A Brand is a Promise, Not a Logo
Key Insight 6
Narrator: For an intangible service, a name and a brand are not decorative elements; they are the primary vessels for the company's promise. Beckwith argues against using forgettable monograms or generic names like "Quality Cleaners," because quality is an assumed expectation. A name should be distinctive and convey valuable information. Fred Smith's choice of "Federal Express" was a masterstroke. "Federal" implied a government-like scale and reliability, while "Express" communicated speed. The name itself was a powerful piece of marketing.

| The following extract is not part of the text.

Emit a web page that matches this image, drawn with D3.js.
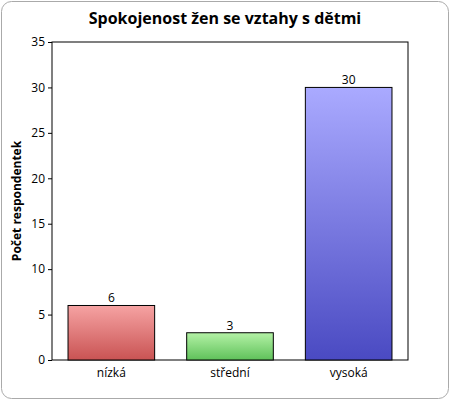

Ultimately, a brand is a warranty. It's a shortcut that helps a time-starved consumer make a decision with confidence. In a world of invisible services, the brand is the tangible evidence of a company's integrity and its promise to deliver. Building this brand doesn't necessarily take millions of dollars; as the story of a high-school babysitter who built a local empire shows, it takes imagination and a commitment to keeping your promise.
Conclusion
Narrator: The single most important takeaway from Selling the Invisible is that service marketing is fundamentally about managing perceptions and building trust in a landscape of uncertainty. It's not about selling a product's features, but about making an intangible promise feel real, reliable, and safe. This requires a deep empathy for the "worried soul" of the prospect, who is more afraid of making a bad choice than excited about finding the perfect one.
The book's enduring impact is its challenge to look beyond the tangible. Whether you sell software, legal advice, or even physical goods like cars, there is an invisible service component to your business—the customer support, the reliability, the feeling of confidence your brand inspires. The ultimate question Beckwith leaves us with is this: What is the invisible promise you are making to your customers, and how are you making it visible?